SEC Charges Firm, CEO and CFO In Corporate Perks Action
The Commission charged a firm and its former CEO and CFO in actions centered on the improper payment of expenses facilitated by inadequate internal corporate controls. In the Matter of Provectus Biopharmaceuticals, Inc., Adm. Proc. File No. 3-18306 (Dec. 12, 2017).
Provectus is a development stage biotechnology firm whose shares are listed on the NYSE MKT. H. Craig Dees is a co-founder of the firm and previously served as CEO. Peter Culpepper previously served as the firm’s CFO. Over a five year period beginning in 2011 the company paid Mr. Dees about $3.2 million for what purported to be business travel and expenses. The majority of the funds were used for unauthorized personal travel and expenses. Much of the money was obtained in the form of cash advances. Provectus allowed Mr. Dees to obtain the travel advances based on requests in vague emails which lacked details justifying the amounts.
In 2011 and 2012 Mr. Dees submitted expense reports for the majority of the advances he received. Those reports often lacked documentation and were deficient. For example, he failed to apply about half of the advances he received. Rather, Mr. Dees sought reimbursement for the full amount. At times the questionable nature of the receipts that were furnished was apparent on their face. For his 2013 and 2014 expense advances, Mr. Dees failed to submit any expense reports. After concerns about the lack of reports were expressed internally, Mr. Dees submitted receipts for some 2015 expenses.
Mr. Dees’ travel advance requests and expense reports were submitted to CFO Culpepper for processing. They were paid by wire transfer. Under company policy only the CFO “determined the need” for the wire transfer. While the requests were channeled through two other executives at the firm, company policy did not require that they assess the sufficiency of the underlying documentation. For at least 2011 and 2012 the reimbursement expense reports of Mr. Dees were not sent to the firm’s provider of bookkeeping services.
Over a two year period beginning in 2013 Provectus paid Mr. Culpepper $199,194 in personal benefits and perquisites through travel advances and reimbursements. The personal benefits were not authorized. For example, from 2013 to 2015 the company paid Mr. Culpepper foreign currency cash advances. About $103,649 of those cash advances were for his personal benefit.
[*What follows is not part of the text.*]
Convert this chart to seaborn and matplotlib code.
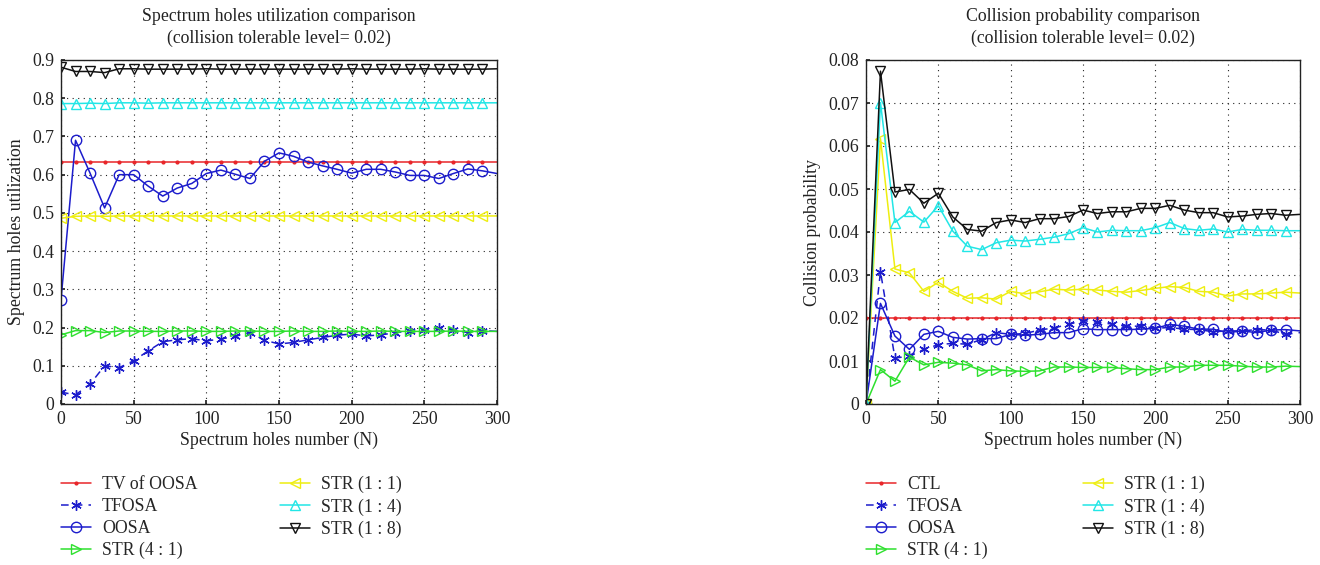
import numpy as np
import pandas as pd
import matplotlib
matplotlib.use("Agg")
import matplotlib.pyplot as plt
import seaborn as sns

# ---------------- data ----------------
N = list(range(0, 301, 10))

# Left panel: spectrum holes utilization
util_tv_oosa = [0.632] * 31
util_tfosa = [0.031, 0.024, 0.052, 0.100, 0.095, 0.113, 0.139, 0.163, 0.168, 0.171,
              0.165, 0.170, 0.177, 0.187, 0.167, 0.157, 0.161, 0.168, 0.174, 0.180,
              0.183, 0.178, 0.181, 0.186, 0.192, 0.193, 0.199, 0.193, 0.187, 0.192, 0.190]
util_oosa = [0.273, 0.690, 0.604, 0.513, 0.600, 0.600, 0.570, 0.544, 0.565, 0.577,
             0.603, 0.612, 0.601, 0.590, 0.635, 0.657, 0.648, 0.633, 0.623, 0.614,
             0.604, 0.614, 0.614, 0.607, 0.598, 0.598, 0.590, 0.603, 0.615, 0.610, 0.603]
util_str41 = [0.181, 0.192, 0.192, 0.187, 0.191, 0.191, 0.190, 0.190, 0.191, 0.191,
              0.190, 0.190, 0.191, 0.191, 0.190, 0.190, 0.191, 0.190, 0.190, 0.191,
              0.190, 0.190, 0.191, 0.190, 0.190, 0.190, 0.190, 0.191, 0.190, 0.190, 0.190]
util_str11 = [0.486, 0.491, 0.492, 0.491, 0.492, 0.492, 0.492, 0.492, 0.492, 0.492,
              0.492, 0.492, 0.492, 0.492, 0.492, 0.492, 0.492, 0.492, 0.492, 0.492,
              0.492, 0.492, 0.492, 0.492, 0.492, 0.492, 0.492, 0.492, 0.492, 0.492, 0.492]
util_str14 = [0.786, 0.786, 0.787, 0.786, 0.788, 0.788, 0.787, 0.788, 0.788, 0.788,
              0.788, 0.788, 0.788, 0.788, 0.788, 0.788, 0.788, 0.788, 0.788, 0.788,
              0.788, 0.788, 0.788, 0.788, 0.788, 0.788, 0.788, 0.788, 0.788, 0.788, 0.788]
util_str18 = [0.881, 0.870, 0.870, 0.867, 0.877, 0.877, 0.876, 0.876, 0.876, 0.876,
              0.877, 0.876, 0.876, 0.876, 0.876, 0.876, 0.876, 0.876, 0.876, 0.876,
              0.877, 0.876, 0.876, 0.876, 0.876, 0.877, 0.876, 0.876, 0.876, 0.876, 0.877]

# Right panel: collision probability
coll_ctl = [0.020] * 31
coll_tfosa = [0.0, 0.0308, 0.0107, 0.0111, 0.0127, 0.0138, 0.0141, 0.0139, 0.0150, 0.0166,
              0.0162, 0.0164, 0.0172, 0.0177, 0.0185, 0.0194, 0.0190, 0.0186, 0.0181, 0.0181,
              0.0176, 0.0178, 0.0174, 0.0173, 0.0168, 0.0170, 0.0170, 0.0173, 0.0172, 0.0162, 0.0166]
coll_oosa = [0.0, 0.0234, 0.0158, 0.0127, 0.0162, 0.0169, 0.0155, 0.0151, 0.0152, 0.0152,
             0.0162, 0.0160, 0.0162, 0.0166, 0.0166, 0.0175, 0.0173, 0.0173, 0.0173, 0.0174,
             0.0176, 0.0185, 0.0181, 0.0174, 0.0174, 0.0166, 0.0170, 0.0166, 0.0172, 0.0173, 0.0170]
coll_str41 = [0.0, 0.0080, 0.0053, 0.0109, 0.0091, 0.0097, 0.0095, 0.0091, 0.0077, 0.0080,
              0.0077, 0.0076, 0.0077, 0.0086, 0.0086, 0.0085, 0.0085, 0.0085, 0.0082, 0.0080,
              0.0080, 0.0086, 0.0086, 0.0090, 0.0090, 0.0090, 0.0088, 0.0086, 0.0086, 0.0088, 0.0087]
coll_str11 = [0.0, 0.0617, 0.0314, 0.0305, 0.0262, 0.0283, 0.0262, 0.0246, 0.0247, 0.0244,
              0.0262, 0.0256, 0.0261, 0.0267, 0.0265, 0.0267, 0.0265, 0.0262, 0.0260, 0.0264,
              0.0269, 0.0273, 0.0271, 0.0262, 0.0260, 0.0251, 0.0256, 0.0256, 0.0258, 0.0260, 0.0258]
coll_str14 = [0.0, 0.0701, 0.0422, 0.0448, 0.0423, 0.0461, 0.0402, 0.0367, 0.0359, 0.0375,
              0.0381, 0.0379, 0.0383, 0.0388, 0.0396, 0.0410, 0.0400, 0.0404, 0.0403, 0.0403,
              0.0410, 0.0422, 0.0408, 0.0404, 0.0407, 0.0400, 0.0406, 0.0404, 0.0404, 0.0403, 0.0403]
coll_str18 = [0.0, 0.0774, 0.0493, 0.0499, 0.0467, 0.0490, 0.0435, 0.0406, 0.0402, 0.0422,
              0.0428, 0.0422, 0.0431, 0.0431, 0.0436, 0.0451, 0.0443, 0.0447, 0.0447, 0.0455,
              0.0455, 0.0462, 0.0451, 0.0445, 0.0445, 0.0435, 0.0437, 0.0441, 0.0443, 0.0439, 0.0441]

left_labels = ["TV of OOSA", "TFOSA", "OOSA", "STR (4 : 1)", "STR (1 : 1)", "STR (1 : 4)", "STR (1 : 8)"]
right_labels = ["CTL", "TFOSA", "OOSA", "STR (4 : 1)", "STR (1 : 1)", "STR (1 : 4)", "STR (1 : 8)"]

# ---------------- style ----------------
sns.set_theme(style="white")
plt.rcParams['font.family'] = ['Liberation Serif', 'DejaVu Serif']

RED = "#e8262a"
BLUE = "#1c1ccc"
GREEN = "#2ee02e"
YELLOW = "#eeee10"
CYAN = "#22e6e6"
BLACK = "#111111"

ASTER = (6, 2, 0)
styles = [
    dict(color=RED, marker=".", ms=4, ls="-", mfc=RED),
    dict(color=BLUE, marker=ASTER, ms=7.5, ls=(0, (5, 4)), mfc=BLUE),
    dict(color=BLUE, marker="o", ms=7.5, ls="-", mfc="none"),
    dict(color=GREEN, marker=">", ms=7.5, ls="-", mfc="none"),
    dict(color=YELLOW, marker="<", ms=7.5, ls="-", mfc="none"),
    dict(color=CYAN, marker="^", ms=7.5, ls="-", mfc="none"),
    dict(color=BLACK, marker="v", ms=7.5, ls="-", mfc="none"),
]

fig = plt.figure(figsize=(13.2, 5.65), dpi=100)
axL = fig.add_axes([61/1320, 1-404/565, 436/1320, 344/565])
axR = fig.add_axes([866/1320, 1-404/565, 434/1320, 344/565])

FS = 12.8
TXT = "#222222"


def draw(ax, series, labels, ymax, ystep, ylabel, title, lx1, lx2):
    for vals, lab, st in zip(series, labels, styles):
        df = pd.DataFrame({"N": N, "v": vals})
        sns.lineplot(data=df, x="N", y="v", ax=ax, label=lab, color=st["color"])
        ln = ax.lines[-1]
        ln.set_linestyle(st["ls"])
        ln.set_linewidth(1.1)
        ln.set_marker(st["marker"])
        ln.set_markersize(st["ms"])
        ln.set_markerfacecolor(st["mfc"])
        ln.set_markeredgecolor(st["color"])
        ln.set_markeredgewidth(1.0)
        ln.set_markevery(slice(0, 30))
    ax.set_xlim(0, 300)
    ax.set_ylim(0, ymax)
    ax.set_xticks(range(0, 301, 50))
    yt = np.round(np.arange(0, ymax + ystep / 2, ystep), 4)
    ax.set_yticks(yt)
    ax.set_yticklabels([("0" if v == 0 else f"{v:g}") for v in yt])
    ax.grid(True, color=TXT, linestyle=(0, (1, 4)), linewidth=0.8)
    for s in ax.spines.values():
        s.set_color(TXT)
        s.set_linewidth(1.0)
    ax.tick_params(direction="in", length=3, labelsize=FS, colors=TXT,
                   labelcolor=TXT, pad=5, bottom=True, left=True)
    ax.set_xlabel("Spectrum holes number (N)", fontsize=FS, color=TXT, labelpad=3)
    ax.set_ylabel(ylabel, fontsize=FS, color=TXT, labelpad=5)
    ax.set_title(title, fontsize=FS, color=TXT, pad=12, linespacing=1.42)
    ax.get_legend().remove()
    h = ax.lines[:7]
    common = dict(loc="upper left", frameon=False, fontsize=FS, handlelength=1.7,
                  handletextpad=0.6, labelspacing=0.28, borderaxespad=0, borderpad=0)
    fig.legend(h[:4], labels[:4], bbox_to_anchor=(lx1, 1 - 476/565), **common)
    fig.legend(h[4:], labels[4:], bbox_to_anchor=(lx2, 1 - 476/565), **common)


draw(axL, [util_tv_oosa, util_tfosa, util_oosa, util_str41, util_str11, util_str14, util_str18],
     left_labels, 0.9, 0.1, "Spectrum holes utilization",
     "Spectrum holes utilization comparison\n(collision tolerable level= 0.02)",
     61/1320, 280/1320)
draw(axR, [coll_ctl, coll_tfosa, coll_oosa, coll_str41, coll_str11, coll_str14, coll_str18],
     right_labels, 0.08, 0.01, "Collision probability",
     "Collision probability comparison\n(collision tolerable level= 0.02)",
     866/1320, 1083/1320)

fig.savefig("out.png", dpi=100, facecolor="white")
Mr. Culpepper’s travel advance requests and expense reports were paid by check. The firm’s policy required that two executives approve checks and that a review be made for proper backup. The policy was not enforced.
The firm’s inadequate internal controls facilitated these practices. For example, the internal accounting controls did not require that cash advances be substantiated. For returns, the controls did not define “support” or require the submission of third party support. Other controls were not followed.
From 2012 to 2015 the company did not disclose as compensation the personal benefits and perquisites Mr. Dees received from 2011 through 2014. Those benefits were material components of his compensation, exceeding his annual salary by substantial amounts. The Order alleges violations of Exchange Act Sections 13(a), 13(b)(2)(A), 13(b)(2)(B) and 14(a).
In resolving the matter the company agreed to certain undertakings, including the retention of a consultant. The Commission also considered the firm’s cooperation which included making available the results of its internal investigation which facilitated the work of the staff.
To resolve the proceedings the company consented to the entry of a cease and desist order based on the Sections cited in the Order. See also SEC v. Dees, Civil Action No. 3:17-cv-00532 (E.D. Tenn. Filed Dec. 12, 2017)(charging Mr. Dees with violations of Securities Act Sections 17(a)(1) and (3) and Exchange Act Sections 10(b), 13(a), 13(b)(2)(A) and 13(b)(5); the case is in litigation); In the Matter of Peter R. Culpepper, CPA, Adm. Proc. File No. 3-18308 (Dec. 12, 2017)(action against the former CFO in which he consented to the entry of a cease and desist order based on Securities Act Sections 17(a)(3) and Exchange Act Sections 13(a), 13(b)(2)(A), 13(b)(2)(B) and 14(a), and agreed to the entry of an order denying him the privilege of appearing or practicing before the Commission as an accountant with the right to apply for reinstatement after three years; he also agreed to comply with an undertaking to pay the firm disgorgement and interest of $152,378 and was ordered to pay disgorgement of $140,115 and prejudgment interest which is deemed satisfied by the payment of the undertaking to the company).